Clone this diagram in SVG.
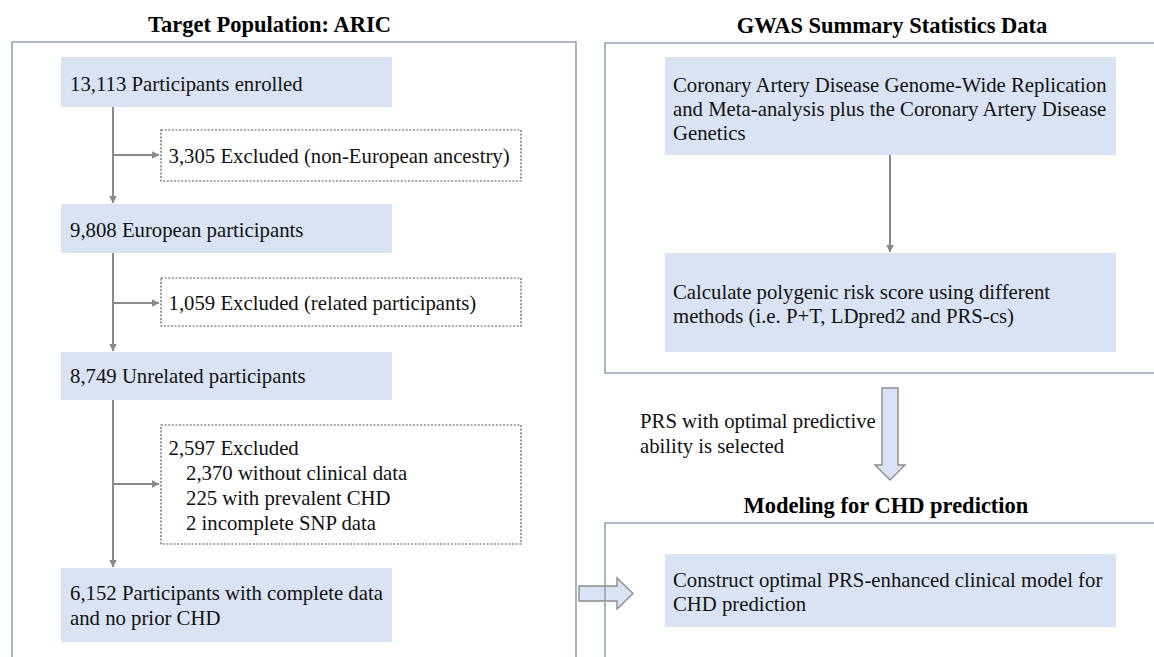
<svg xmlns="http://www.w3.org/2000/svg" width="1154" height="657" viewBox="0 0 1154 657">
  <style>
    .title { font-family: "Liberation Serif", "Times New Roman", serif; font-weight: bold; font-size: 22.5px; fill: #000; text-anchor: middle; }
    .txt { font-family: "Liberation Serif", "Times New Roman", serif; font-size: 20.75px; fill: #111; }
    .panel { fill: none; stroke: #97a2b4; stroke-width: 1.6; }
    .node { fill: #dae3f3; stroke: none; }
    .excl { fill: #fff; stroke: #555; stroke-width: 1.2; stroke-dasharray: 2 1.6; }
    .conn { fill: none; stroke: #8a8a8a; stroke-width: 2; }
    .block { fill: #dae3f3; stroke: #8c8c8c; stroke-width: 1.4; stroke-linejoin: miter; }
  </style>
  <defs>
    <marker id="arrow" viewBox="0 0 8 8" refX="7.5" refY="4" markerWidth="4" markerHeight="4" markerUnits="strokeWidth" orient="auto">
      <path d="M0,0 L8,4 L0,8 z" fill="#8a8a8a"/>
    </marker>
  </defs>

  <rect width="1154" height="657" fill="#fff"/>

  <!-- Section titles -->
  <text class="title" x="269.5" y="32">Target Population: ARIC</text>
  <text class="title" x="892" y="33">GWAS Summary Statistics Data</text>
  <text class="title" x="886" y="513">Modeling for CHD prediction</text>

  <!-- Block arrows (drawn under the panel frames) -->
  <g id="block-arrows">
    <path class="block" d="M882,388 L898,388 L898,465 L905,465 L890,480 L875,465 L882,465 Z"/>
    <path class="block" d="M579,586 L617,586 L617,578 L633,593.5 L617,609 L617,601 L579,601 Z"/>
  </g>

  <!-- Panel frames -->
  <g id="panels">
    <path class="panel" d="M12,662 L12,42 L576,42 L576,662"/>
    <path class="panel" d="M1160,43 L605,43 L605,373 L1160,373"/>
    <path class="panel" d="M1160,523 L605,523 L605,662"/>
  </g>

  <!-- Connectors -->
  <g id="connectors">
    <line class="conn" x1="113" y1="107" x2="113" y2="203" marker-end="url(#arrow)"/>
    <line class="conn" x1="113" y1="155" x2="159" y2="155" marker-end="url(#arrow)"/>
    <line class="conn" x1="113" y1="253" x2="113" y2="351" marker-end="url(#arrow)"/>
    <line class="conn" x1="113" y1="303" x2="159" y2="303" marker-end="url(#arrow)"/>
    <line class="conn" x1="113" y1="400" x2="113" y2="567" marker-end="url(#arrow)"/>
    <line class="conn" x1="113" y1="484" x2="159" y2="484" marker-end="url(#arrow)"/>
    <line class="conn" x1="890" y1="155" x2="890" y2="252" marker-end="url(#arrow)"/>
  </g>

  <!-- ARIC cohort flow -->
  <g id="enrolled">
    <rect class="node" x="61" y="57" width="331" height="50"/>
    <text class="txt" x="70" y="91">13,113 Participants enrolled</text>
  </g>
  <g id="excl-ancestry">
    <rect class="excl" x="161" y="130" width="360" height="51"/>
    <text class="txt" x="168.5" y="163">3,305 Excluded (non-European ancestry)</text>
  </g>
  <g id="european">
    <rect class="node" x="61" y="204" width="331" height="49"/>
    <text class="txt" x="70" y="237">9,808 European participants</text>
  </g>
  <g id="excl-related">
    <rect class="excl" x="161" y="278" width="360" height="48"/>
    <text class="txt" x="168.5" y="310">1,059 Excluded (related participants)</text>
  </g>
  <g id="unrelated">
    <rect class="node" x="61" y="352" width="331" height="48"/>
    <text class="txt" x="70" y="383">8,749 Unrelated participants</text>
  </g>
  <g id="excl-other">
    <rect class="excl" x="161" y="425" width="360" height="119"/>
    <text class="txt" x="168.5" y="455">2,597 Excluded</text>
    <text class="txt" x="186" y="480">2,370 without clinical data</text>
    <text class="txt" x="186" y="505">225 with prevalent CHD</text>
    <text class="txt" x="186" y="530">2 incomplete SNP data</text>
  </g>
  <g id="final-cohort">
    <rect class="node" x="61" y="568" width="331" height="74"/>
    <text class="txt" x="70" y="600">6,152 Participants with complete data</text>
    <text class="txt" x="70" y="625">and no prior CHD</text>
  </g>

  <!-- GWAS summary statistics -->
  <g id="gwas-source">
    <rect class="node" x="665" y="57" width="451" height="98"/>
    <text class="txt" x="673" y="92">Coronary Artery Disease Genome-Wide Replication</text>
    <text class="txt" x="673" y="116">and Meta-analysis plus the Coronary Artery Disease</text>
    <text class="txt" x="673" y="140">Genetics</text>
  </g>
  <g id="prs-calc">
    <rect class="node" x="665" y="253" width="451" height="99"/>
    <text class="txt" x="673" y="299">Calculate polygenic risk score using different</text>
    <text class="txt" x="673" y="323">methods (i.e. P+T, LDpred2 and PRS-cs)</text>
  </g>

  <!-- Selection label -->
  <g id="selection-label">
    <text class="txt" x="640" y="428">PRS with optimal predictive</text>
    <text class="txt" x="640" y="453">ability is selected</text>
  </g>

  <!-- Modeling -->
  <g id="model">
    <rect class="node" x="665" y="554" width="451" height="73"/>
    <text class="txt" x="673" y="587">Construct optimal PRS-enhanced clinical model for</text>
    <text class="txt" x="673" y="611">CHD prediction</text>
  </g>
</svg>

+++

Stated problem:
In the copy, include no pictures; restate the listing above exactly.

Solution:
Clone this diagram in SVG.
<svg xmlns="http://www.w3.org/2000/svg" width="1154" height="657" viewBox="0 0 1154 657">
  <style>
    .title { font-family: "Liberation Serif", "Times New Roman", serif; font-weight: bold; font-size: 22.5px; fill: #000; text-anchor: middle; }
    .txt { font-family: "Liberation Serif", "Times New Roman", serif; font-size: 20.75px; fill: #111; }
    .panel { fill: none; stroke: #97a2b4; stroke-width: 1.6; }
    .node { fill: #dae3f3; stroke: none; }
    .excl { fill: #fff; stroke: #555; stroke-width: 1.2; stroke-dasharray: 2 1.6; }
    .conn { fill: none; stroke: #8a8a8a; stroke-width: 2; }
    .block { fill: #dae3f3; stroke: #8c8c8c; stroke-width: 1.4; stroke-linejoin: miter; }
  </style>
  <defs>
    <marker id="arrow" viewBox="0 0 8 8" refX="7.5" refY="4" markerWidth="4" markerHeight="4" markerUnits="strokeWidth" orient="auto">
      <path d="M0,0 L8,4 L0,8 z" fill="#8a8a8a"/>
    </marker>
  </defs>

  <rect width="1154" height="657" fill="#fff"/>

  <!-- Section titles -->
  <text class="title" x="269.5" y="32">Target Population: ARIC</text>
  <text class="title" x="892" y="33">GWAS Summary Statistics Data</text>
  <text class="title" x="886" y="513">Modeling for CHD prediction</text>

  <!-- Block arrows (drawn under the panel frames) -->
  <g id="block-arrows">
    <path class="block" d="M882,388 L898,388 L898,465 L905,465 L890,480 L875,465 L882,465 Z"/>
    <path class="block" d="M579,586 L617,586 L617,578 L633,593.5 L617,609 L617,601 L579,601 Z"/>
  </g>

  <!-- Panel frames -->
  <g id="panels">
    <path class="panel" d="M12,662 L12,42 L576,42 L576,662"/>
    <path class="panel" d="M1160,43 L605,43 L605,373 L1160,373"/>
    <path class="panel" d="M1160,523 L605,523 L605,662"/>
  </g>

  <!-- Connectors -->
  <g id="connectors">
    <line class="conn" x1="113" y1="107" x2="113" y2="203" marker-end="url(#arrow)"/>
    <line class="conn" x1="113" y1="155" x2="159" y2="155" marker-end="url(#arrow)"/>
    <line class="conn" x1="113" y1="253" x2="113" y2="351" marker-end="url(#arrow)"/>
    <line class="conn" x1="113" y1="303" x2="159" y2="303" marker-end="url(#arrow)"/>
    <line class="conn" x1="113" y1="400" x2="113" y2="567" marker-end="url(#arrow)"/>
    <line class="conn" x1="113" y1="484" x2="159" y2="484" marker-end="url(#arrow)"/>
    <line class="conn" x1="890" y1="155" x2="890" y2="252" marker-end="url(#arrow)"/>
  </g>

  <!-- ARIC cohort flow -->
  <g id="enrolled">
    <rect class="node" x="61" y="57" width="331" height="50"/>
    <text class="txt" x="70" y="91">13,113 Participants enrolled</text>
  </g>
  <g id="excl-ancestry">
    <rect class="excl" x="161" y="130" width="360" height="51"/>
    <text class="txt" x="168.5" y="163">3,305 Excluded (non-European ancestry)</text>
  </g>
  <g id="european">
    <rect class="node" x="61" y="204" width="331" height="49"/>
    <text class="txt" x="70" y="237">9,808 European participants</text>
  </g>
  <g id="excl-related">
    <rect class="excl" x="161" y="278" width="360" height="48"/>
    <text class="txt" x="168.5" y="310">1,059 Excluded (related participants)</text>
  </g>
  <g id="unrelated">
    <rect class="node" x="61" y="352" width="331" height="48"/>
    <text class="txt" x="70" y="383">8,749 Unrelated participants</text>
  </g>
  <g id="excl-other">
    <rect class="excl" x="161" y="425" width="360" height="119"/>
    <text class="txt" x="168.5" y="455">2,597 Excluded</text>
    <text class="txt" x="186" y="480">2,370 without clinical data</text>
    <text class="txt" x="186" y="505">225 with prevalent CHD</text>
    <text class="txt" x="186" y="530">2 incomplete SNP data</text>
  </g>
  <g id="final-cohort">
    <rect class="node" x="61" y="568" width="331" height="74"/>
    <text class="txt" x="70" y="600">6,152 Participants with complete data</text>
    <text class="txt" x="70" y="625">and no prior CHD</text>
  </g>

  <!-- GWAS summary statistics -->
  <g id="gwas-source">
    <rect class="node" x="665" y="57" width="451" height="98"/>
    <text class="txt" x="673" y="92">Coronary Artery Disease Genome-Wide Replication</text>
    <text class="txt" x="673" y="116">and Meta-analysis plus the Coronary Artery Disease</text>
    <text class="txt" x="673" y="140">Genetics</text>
  </g>
  <g id="prs-calc">
    <rect class="node" x="665" y="253" width="451" height="99"/>
    <text class="txt" x="673" y="299">Calculate polygenic risk score using different</text>
    <text class="txt" x="673" y="323">methods (i.e. P+T, LDpred2 and PRS-cs)</text>
  </g>

  <!-- Selection label -->
  <g id="selection-label">
    <text class="txt" x="640" y="428">PRS with optimal predictive</text>
    <text class="txt" x="640" y="453">ability is selected</text>
  </g>

  <!-- Modeling -->
  <g id="model">
    <rect class="node" x="665" y="554" width="451" height="73"/>
    <text class="txt" x="673" y="587">Construct optimal PRS-enhanced clinical model for</text>
    <text class="txt" x="673" y="611">CHD prediction</text>
  </g>
</svg>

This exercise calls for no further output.